Information provided:
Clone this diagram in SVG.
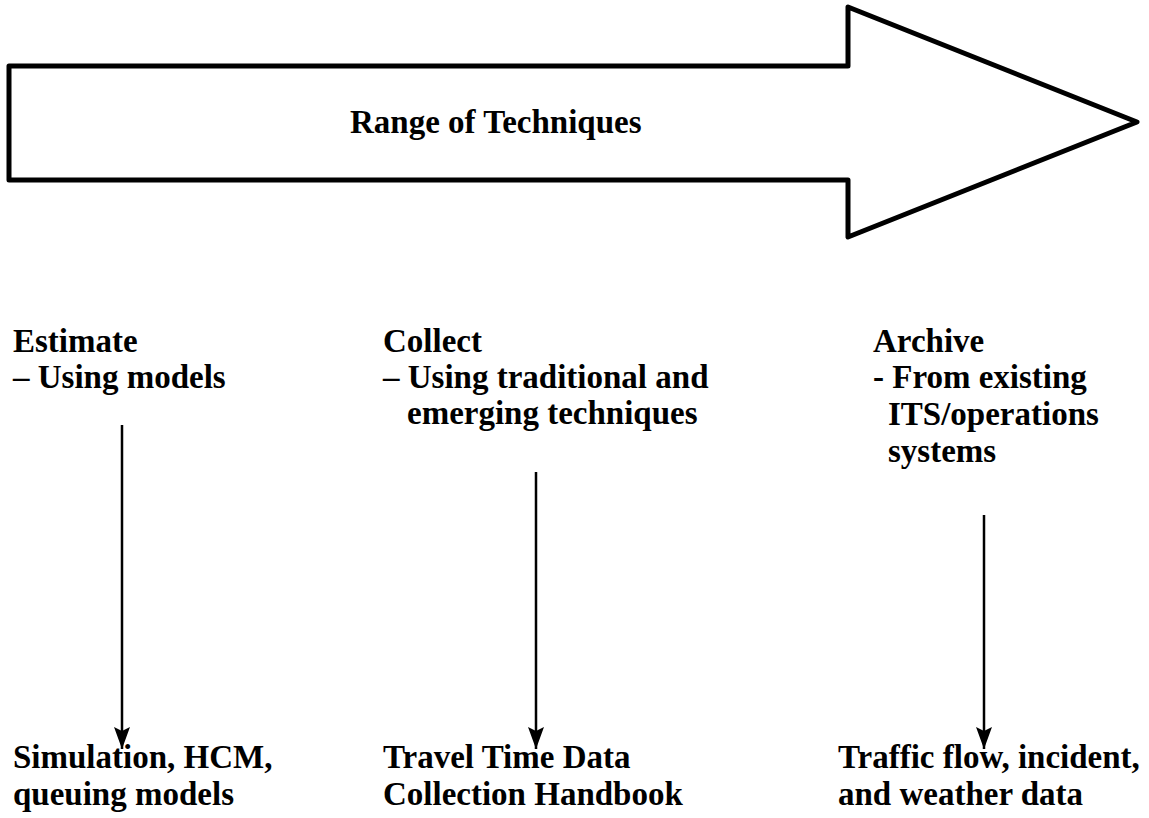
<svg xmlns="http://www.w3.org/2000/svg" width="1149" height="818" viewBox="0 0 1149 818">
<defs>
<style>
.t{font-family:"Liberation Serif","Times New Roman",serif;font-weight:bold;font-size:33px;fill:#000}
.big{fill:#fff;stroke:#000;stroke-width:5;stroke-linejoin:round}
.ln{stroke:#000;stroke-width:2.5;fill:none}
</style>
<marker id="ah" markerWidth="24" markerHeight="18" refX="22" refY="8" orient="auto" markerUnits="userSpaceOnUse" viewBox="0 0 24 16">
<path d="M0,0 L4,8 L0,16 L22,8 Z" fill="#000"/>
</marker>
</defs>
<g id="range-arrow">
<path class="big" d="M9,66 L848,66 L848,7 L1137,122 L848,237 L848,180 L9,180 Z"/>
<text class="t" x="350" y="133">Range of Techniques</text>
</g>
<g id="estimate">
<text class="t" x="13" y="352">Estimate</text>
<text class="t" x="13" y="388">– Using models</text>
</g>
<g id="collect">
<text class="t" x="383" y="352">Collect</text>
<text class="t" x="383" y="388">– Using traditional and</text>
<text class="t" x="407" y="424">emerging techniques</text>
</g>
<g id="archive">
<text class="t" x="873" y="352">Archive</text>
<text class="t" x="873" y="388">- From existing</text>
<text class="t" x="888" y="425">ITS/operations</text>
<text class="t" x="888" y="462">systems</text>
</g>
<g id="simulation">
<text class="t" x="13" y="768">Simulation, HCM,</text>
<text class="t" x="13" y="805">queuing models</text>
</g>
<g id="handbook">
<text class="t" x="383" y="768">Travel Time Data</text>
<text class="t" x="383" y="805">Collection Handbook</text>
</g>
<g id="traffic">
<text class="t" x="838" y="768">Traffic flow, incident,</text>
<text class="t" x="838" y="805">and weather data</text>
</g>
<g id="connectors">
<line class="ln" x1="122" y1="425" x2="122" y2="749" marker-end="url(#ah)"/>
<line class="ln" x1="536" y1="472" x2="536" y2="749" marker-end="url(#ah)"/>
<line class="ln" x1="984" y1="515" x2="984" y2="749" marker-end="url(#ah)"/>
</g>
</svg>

Work to complete: Print each line of the material above exactly, with the pictures removed from your copy.

Result of the exercise:
Clone this diagram in SVG.
<svg xmlns="http://www.w3.org/2000/svg" width="1149" height="818" viewBox="0 0 1149 818">
<defs>
<style>
.t{font-family:"Liberation Serif","Times New Roman",serif;font-weight:bold;font-size:33px;fill:#000}
.big{fill:#fff;stroke:#000;stroke-width:5;stroke-linejoin:round}
.ln{stroke:#000;stroke-width:2.5;fill:none}
</style>
<marker id="ah" markerWidth="24" markerHeight="18" refX="22" refY="8" orient="auto" markerUnits="userSpaceOnUse" viewBox="0 0 24 16">
<path d="M0,0 L4,8 L0,16 L22,8 Z" fill="#000"/>
</marker>
</defs>
<g id="range-arrow">
<path class="big" d="M9,66 L848,66 L848,7 L1137,122 L848,237 L848,180 L9,180 Z"/>
<text class="t" x="350" y="133">Range of Techniques</text>
</g>
<g id="estimate">
<text class="t" x="13" y="352">Estimate</text>
<text class="t" x="13" y="388">– Using models</text>
</g>
<g id="collect">
<text class="t" x="383" y="352">Collect</text>
<text class="t" x="383" y="388">– Using traditional and</text>
<text class="t" x="407" y="424">emerging techniques</text>
</g>
<g id="archive">
<text class="t" x="873" y="352">Archive</text>
<text class="t" x="873" y="388">- From existing</text>
<text class="t" x="888" y="425">ITS/operations</text>
<text class="t" x="888" y="462">systems</text>
</g>
<g id="simulation">
<text class="t" x="13" y="768">Simulation, HCM,</text>
<text class="t" x="13" y="805">queuing models</text>
</g>
<g id="handbook">
<text class="t" x="383" y="768">Travel Time Data</text>
<text class="t" x="383" y="805">Collection Handbook</text>
</g>
<g id="traffic">
<text class="t" x="838" y="768">Traffic flow, incident,</text>
<text class="t" x="838" y="805">and weather data</text>
</g>
<g id="connectors">
<line class="ln" x1="122" y1="425" x2="122" y2="749" marker-end="url(#ah)"/>
<line class="ln" x1="536" y1="472" x2="536" y2="749" marker-end="url(#ah)"/>
<line class="ln" x1="984" y1="515" x2="984" y2="749" marker-end="url(#ah)"/>
</g>
</svg>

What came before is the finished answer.